As part of their quote, a designer should outline exactly what they are expecting to deliver for the fee. Aside from final deliverables, you should be clear on what you will see at the different stages of the project and what scope there will be for you to give feedback.
For example, it would be usual to see some initial design routes with a number of early options to choose between. Assuming you are happy with at least one of the routes, you would then be expected to select a preferred option and give any comments for the designer to progress to more finalised designs. There would usually be a set number of rounds allowed for client feedback, with additional changes or extra work incurring additional cost.
If there is anything you’re not sure about, or if something appears to have been missed out, it’s best to flag it up, ideally before design work begins.

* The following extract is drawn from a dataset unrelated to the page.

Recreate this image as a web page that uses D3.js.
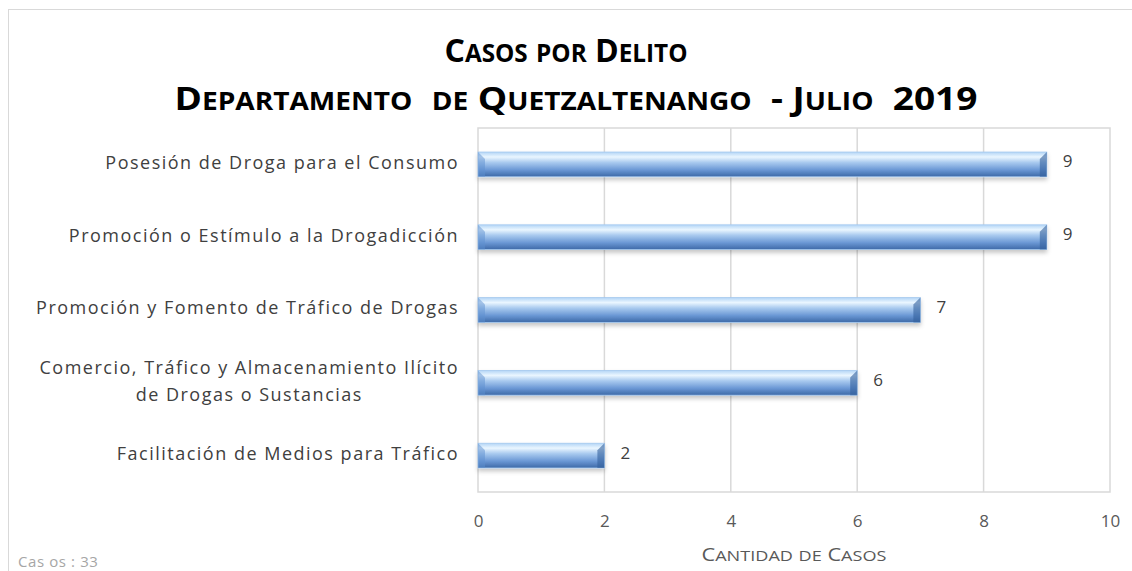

Often overlooked, but another important thing to clarify, is at the end of the project who will own the final designs. Technically, the ownership of designs stays with the creator, unless the copyright is assigned otherwise. This can be a slightly grey area, so it would be in your interests for there to be a written agreement in place on completion, transferring the rights over to you/your business.
I hope the points I’ve outlined in this post have been useful in helping you to understand where to start when looking to commission a brand identity.
I understand that it can feel like a bit of a leap in the dark - to commission something, when essentially you don’t really know what the end result is going to be. I’m afraid there is no real answer to that. However, I do believe that if time is put into selecting a designer who is the best fit for you, and who really ‘gets you and what you’re trying to do’ then that is a great start. The key is then to try to build a good working relationship, ideally based on understanding and trust - You should feel listened to, but also be open to ideas that come from the designer from a brand/design perspective.